In Thailand, there are so many varieties of mangoes ranging from over a kilo per mango to a tiny little mango the size of an olive. Some varieties are lip puckering sour when green but soft and sweet when they ripen. A few varieties are so sour that they are perfect for making this Mango Salad.

This Mango Salad is fairly easy to make and often wows people. It encompasses all the great Thai flavors. A perfect combination of sour, salty, nutty and spicy draws you back for more. And dialing down on the heat won’t ruin the great flavors.
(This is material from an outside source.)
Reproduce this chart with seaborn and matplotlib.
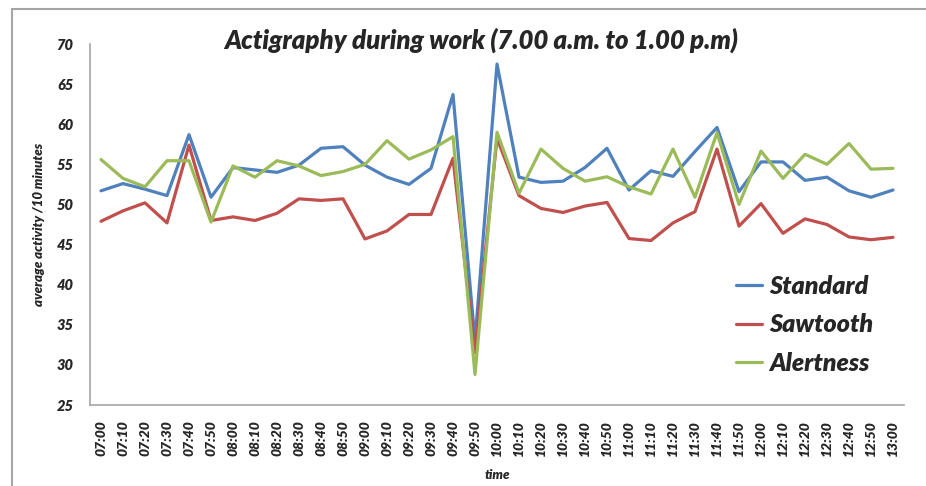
import numpy as np
import pandas as pd
import matplotlib.pyplot as plt
import matplotlib.patches as mpatches
import seaborn as sns

# time labels, every 10 minutes from 07:00 to 13:00
times = ['07:00', '07:10', '07:20', '07:30', '07:40', '07:50',
         '08:00', '08:10', '08:20', '08:30', '08:40', '08:50',
         '09:00', '09:10', '09:20', '09:30', '09:40', '09:50',
         '10:00', '10:10', '10:20', '10:30', '10:40', '10:50',
         '11:00', '11:10', '11:20', '11:30', '11:40', '11:50',
         '12:00', '12:10', '12:20', '12:30', '12:40', '12:50', '13:00']

standard = [51.7, 52.6, 51.9, 51.1, 58.7, 50.9,
            54.6, 54.3, 54.0, 54.9, 57.0, 57.2,
            54.9, 53.4, 52.5, 54.5, 63.7, 33.0,
            67.5, 53.4, 52.75, 52.9, 54.6, 57.0,
            51.8, 54.2, 53.5, 56.6, 59.6, 51.6,
            55.3, 55.3, 53.0, 53.4, 51.7, 50.9, 51.8]

sawtooth = [47.9, 49.2, 50.2, 47.7, 57.4, 48.0,
            48.45, 48.0, 48.9, 50.7, 50.5, 50.7,
            45.7, 46.7, 48.75, 48.75, 55.75, 31.5,
            58.25, 51.1, 49.5, 49.0, 49.8, 50.25,
            45.75, 45.5, 47.7, 49.1, 56.9, 47.3,
            50.1, 46.4, 48.2, 47.5, 45.95, 45.6, 45.9]

alertness = [55.6, 53.25, 52.2, 55.45, 55.45, 47.8,
             54.8, 53.4, 55.45, 54.8, 53.6, 54.1,
             55.0, 57.95, 55.65, 56.8, 58.45, 28.8,
             59.0, 51.4, 56.9, 54.5, 52.9, 53.45,
             52.2, 51.3, 56.9, 50.9, 58.95, 50.0,
             56.65, 53.25, 56.25, 55.0, 57.6, 54.4, 54.5]

series_names = ['Standard', 'Sawtooth', 'Alertness']
colors = ['#4F81BD', '#C0504D', '#9BBB59']

# long-form table for seaborn
n = len(times)
df = pd.DataFrame({
    'pos': list(range(n)) * 3,
    'value': standard + sawtooth + alertness,
    'series': [s for s in series_names for _ in range(n)],
})

sns.set_style('white')
plt.rcParams['font.family'] = ['Lato', 'DejaVu Sans']
W = 'heavy'

fig = plt.figure(figsize=(9.26, 4.86), dpi=100)
ax = fig.add_axes([90 / 926, 81 / 486, 814 / 926, 361 / 486])

sns.lineplot(data=df, x='pos', y='value', hue='series', palette=colors,
             hue_order=series_names, linewidth=2.3, ax=ax, legend=True)

# axes styling (Excel-like)
ax.set_xlim(-0.5, n - 0.5)
ax.set_ylim(25, 70)
ax.set_yticks(range(25, 71, 5))
ax.set_xticks(range(n))
ax.set_xticklabels(times, rotation=90, fontsize=10, fontweight=W, style='italic')
ax.set_xticks(np.arange(-0.5, n, 1), minor=True)
ax.tick_params(axis='x', which='major', length=0, pad=11)
ax.tick_params(axis='x', which='minor', length=4, color='#a6a6a6', width=1, direction='out')
ax.tick_params(axis='y', length=4, color='#a6a6a6', width=1, direction='out', pad=8)
for lbl in ax.get_yticklabels():
    lbl.set_fontsize(10.5)
    lbl.set_fontweight(W)
    lbl.set_style('italic')

for side in ['top', 'right']:
    ax.spines[side].set_visible(False)
for side in ['left', 'bottom']:
    ax.spines[side].set_color('#a6a6a6')
    ax.spines[side].set_linewidth(1.2)

ax.set_xlabel('time', fontsize=9.5, fontweight=W, style='italic', labelpad=9)
ax.set_ylabel('average activity /10 minutes', fontsize=9.5, fontweight=W, style='italic', labelpad=8)
ax.set_title('Actigraphy during work (7.00 a.m. to 1.00 p.m)', fontsize=18.5,
             fontweight=W, style='italic', pad=-3, x=0.48)

ax.legend(loc='center left', bbox_to_anchor=(713 / 926, 1 - 325 / 486),
          bbox_transform=fig.transFigure, frameon=False, handlelength=1.05,
          handletextpad=0.3, labelspacing=0.62,
          prop={'size': 18, 'weight': W, 'style': 'italic'})

# outer chart border
fig.patches.append(mpatches.Rectangle((12 / 926, -0.1), 1.2, 1 - 9 / 486 + 0.1,
                                      transform=fig.transFigure, fill=False,
                                      edgecolor='#a6a6a6', linewidth=1.5))

fig.savefig('out.png', dpi=100)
2-3 Servings, Prep Time: 20 Minutes, Total Time: 20 Minutes

Tips and Techniques

  • I make Mango Salad very often during the mango season. My local Hispanic markets have quality mangoes at a great price. Once I got 3 mangoes for a dollar, what a find! 
  • Green mangoes can cost a fortune anywhere from $3/lb to $5+/lb. I sometimes find green mangoes in a regular mango pile. This method is a lot more cost effective. And especially during the mango season, there are a lot more to choose from, a few are bound to be super green.
  • Mango Salad is a great dish to make it as spicy as you like. To make it spicy, you have a choice of adding the ground chili pepper or fresh Thai chili peppers. 
  • For non-spicy version: You can use sweet Italian peppers which I did when making the recipe for the non-spicy crowd.
  • The level of sourness from green mango can vary depending on the variety. With some variety, you may not need the lime juice.